The young whale named Springer was lost, underweight, and 500 kilometres away from her home waters.

Sandstrom, an orca enthusiast from Seattle, eagerly joined the volunteer effort that helped identify the orca as a missing female calf. The story follows the group as they come up with a plan to transport Springer home, and her ultimate release near Vancouver Island, where she was reunited with her family.

For Burwash the process was challenging, but the result well worth it.

“It’s been hard to look at the book objectively, after being immersed in it for so long,” she said.

“I think it’s a heartwarming story that allows kids to learn through a narrative that is full of passion, care, community and science.”

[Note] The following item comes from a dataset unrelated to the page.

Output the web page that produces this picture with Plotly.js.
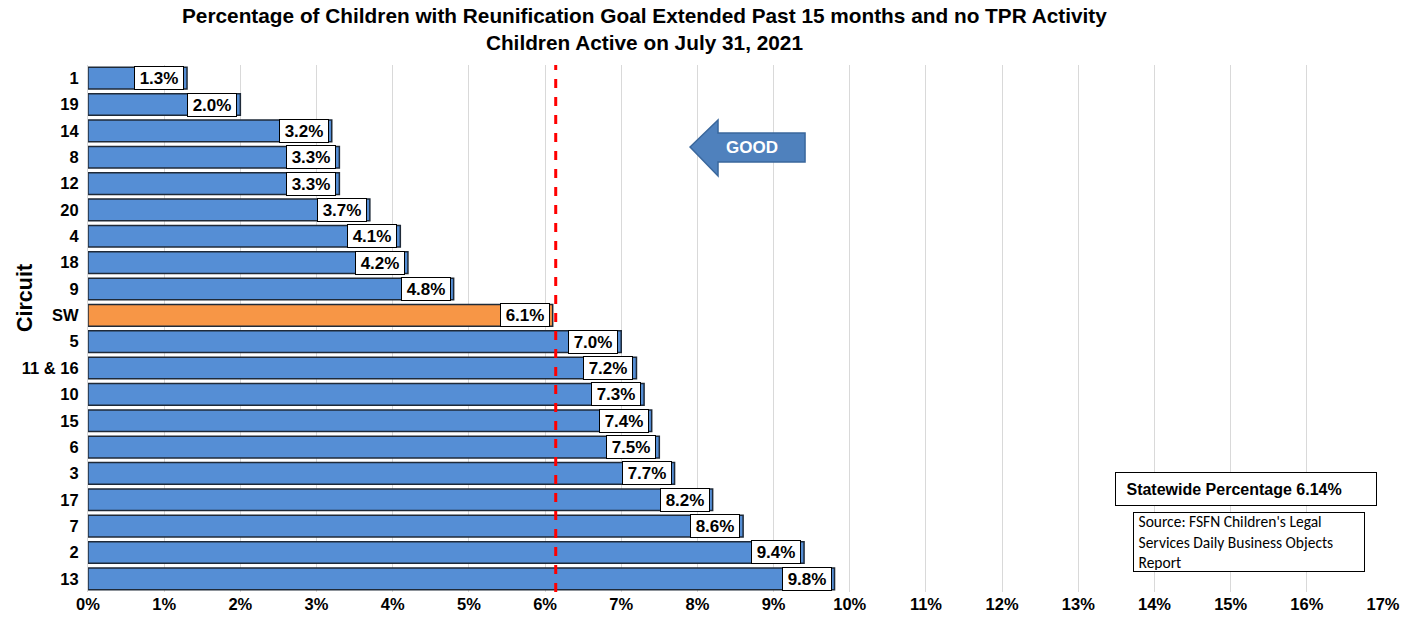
<!DOCTYPE html>
<html>
<head>
<meta charset="utf-8">
<script src="https://cdn.plot.ly/plotly-3.0.1.min.js"></script>
<style>html,body{margin:0;padding:0;background:#fff;}#chart{width:1418px;height:625px;}</style>
</head>
<body>
<div id="chart"></div>
<script>
const circuits = ["1","19","14","8","12","20","4","18","9","SW","5","11 & 16","10","15","6","3","17","7","2","13"];
const percentages = [1.3,2.0,3.2,3.3,3.3,3.7,4.1,4.2,4.8,6.1,7.0,7.2,7.3,7.4,7.5,7.7,8.2,8.6,9.4,9.8];
const statewide = 6.14;
const xTickValues = [0,1,2,3,4,5,6,7,8,9,10,11,12,13,14,15,16,17];
const sourceLines = ["Source: FSFN Children's Legal", "Services Daily Business Objects", "Report"];

const FONT = "Liberation Sans, Arial, sans-serif";
const barColors = circuits.map(c => c === "SW" ? "#F79646" : "#558ED5");

const trace = {
  type: "bar",
  orientation: "h",
  y: circuits,
  x: percentages,
  marker: {color: barColors, line: {color: "#1F2A38", width: 1.5}},
  width: 0.82,
  hoverinfo: "skip"
};

const labelAnns = circuits.map((c, i) => ({
  x: percentages[i], y: i, xref: "x", yref: "y",
  xanchor: "right", yanchor: "middle", xshift: -3,
  text: "<b>" + percentages[i].toFixed(1) + "%</b>",
  showarrow: false,
  bgcolor: "#FFFFFF", bordercolor: "#000000", borderwidth: 1, borderpad: 1,
  width: 46, height: 20, align: "center",
  font: {family: FONT, size: 17, color: "#000"}
}));

const layout = {
  width: 1418, height: 625,
  margin: {l: 88, r: 35, t: 65, b: 33},
  paper_bgcolor: "#FFFFFF", plot_bgcolor: "#FFFFFF",
  showlegend: false,
  xaxis: {
    range: [0, 17], tickvals: xTickValues, ticktext: xTickValues.map(v => "<b>" + v + "%</b>"),
    showgrid: true, gridcolor: "#D9D9D9", gridwidth: 1,
    zeroline: false, showline: false, ticks: "",
    tickfont: {family: FONT, size: 16.5, color: "#000"},
    fixedrange: true
  },
  yaxis: {
    type: "category", autorange: false, range: [circuits.length - 0.5, -0.5],
    tickvals: circuits, ticktext: circuits.map(c => "<b>" + c + "</b>"),
    showgrid: false, zeroline: false, showline: true, linecolor: "#D9D9D9", linewidth: 1,
    ticks: "", ticklabelstandoff: 5,
    tickfont: {family: FONT, size: 16.5, color: "#000"},
    fixedrange: true
  },
  bargap: 0.18,
  shapes: [
    {type: "line", xref: "x", yref: "paper", x0: statewide, x1: statewide, y0: 0, y1: 1,
     line: {color: "#FF0000", width: 3, dash: "dash"}},
    {type: "path", xref: "paper", yref: "paper",
     path: "M 0.4649 0.8444 L 0.4865 0.8956 L 0.4865 0.8710 L 0.5537 0.8710 L 0.5537 0.8159 L 0.4865 0.8159 L 0.4865 0.7894 Z",
     fillcolor: "#4F81BD", line: {color: "#3A679C", width: 1.5}}
  ],
  annotations: labelAnns.concat([
    {x: 0.4301, y: 1.119, xref: "paper", yref: "paper", xanchor: "center", yanchor: "top",
     text: "<b>Percentage of Children with Reunification Goal Extended Past 15 months and no TPR Activity<br>Children Active on July 31, 2021</b>",
     showarrow: false, align: "center",
     font: {family: FONT, size: 20.8, color: "#000"}},
    {x: -0.0486, y: 0.558, xref: "paper", yref: "paper", xanchor: "center", yanchor: "middle",
     text: "<b>Circuit</b>", textangle: -90, showarrow: false,
     font: {family: FONT, size: 21.5, color: "#000"}},
    {x: 0.5127, y: 0.8444, xref: "paper", yref: "paper", text: "<b>GOOD</b>", showarrow: false,
     xanchor: "center", yanchor: "middle",
     font: {family: FONT, size: 17, color: "#FFFFFF"}},
    {x: 0.793, y: 0.1954, xref: "paper", yref: "paper", xanchor: "left", yanchor: "middle",
     text: "&nbsp;<b>Statewide Percentage 6.14%</b>", showarrow: false, width: 248, height: 20, align: "left",
     bgcolor: "#FFFFFF", bordercolor: "#000", borderwidth: 1, borderpad: 6,
     font: {family: FONT, size: 16, color: "#000"}},
    {x: 0.807, y: 0.0949, xref: "paper", yref: "paper", xanchor: "left", yanchor: "middle",
     text: sourceLines.map(s => "&nbsp;" + s).join("<br>"), showarrow: false,
     width: 228, height: 56, align: "left",
     bgcolor: "#FFFFFF", bordercolor: "#000", borderwidth: 1, borderpad: 1,
     font: {family: "Carlito, Liberation Sans, Arial, sans-serif", size: 15.5, color: "#000"}}
  ])
};

Plotly.newPlot("chart", [trace], layout, {displayModeBar: false, staticPlot: true});
</script>
</body>
</html>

Burwash’s evocative watercolour illustrations make the perfect accompaniment to the text, intended for readers Grades 3-6.

But it did not come easy. The artist had to undertake a crash course in cetology for both accuracy and aesthetics.

“It was a very challenging project,” explained Burwash.

“It is a non-fiction story and the whales have to be anatomically correct down to their individual saddle patches on their backs.

“Familiarizing myself with the nuances of individual whales was a learning curve and involved a lot of editing. The project ended up doubling in length in the process and took over two years, rather than the original one-year timeline.”

Springer’s reappearance set off an extraordinary rescue and pod reunion involving citizen and professional scientists, nonprofits, U.S. and Canadian governmental agencies, and First Nations and Native American tribal members.

Sandstrom also helped build the Orphan Orca Fund, a coalition of seven nonprofits, which was key in organizing financial and in-kind support for the complex rescue. The book combines eyewitness experiences with solid research, and a narrative that delivers a clear, month-by-month account of Springer’s rescue.

“The author and myself worked very closely with the publisher through the process,” said Burwash. “They really guided things.

“The day before the book was published (Oct. 5) it was announced that Springer the whale was pregnant with her third calf, so happy to say that Springer the whale is alive, well, and thriving,” she added.

The artist is currently working on a 200-plus page graphic novel that she is writing and illustrating. In addition, to working as an artist and illustrator, appropriately, Burwash is also a deckhand on a lobster vessel in Cape Breton.

The Kirkus Review says “Burwash’s appealing illustrations provide valuable detail.”

Orca Rescue can be purchased at Goldrush Books in Rossland.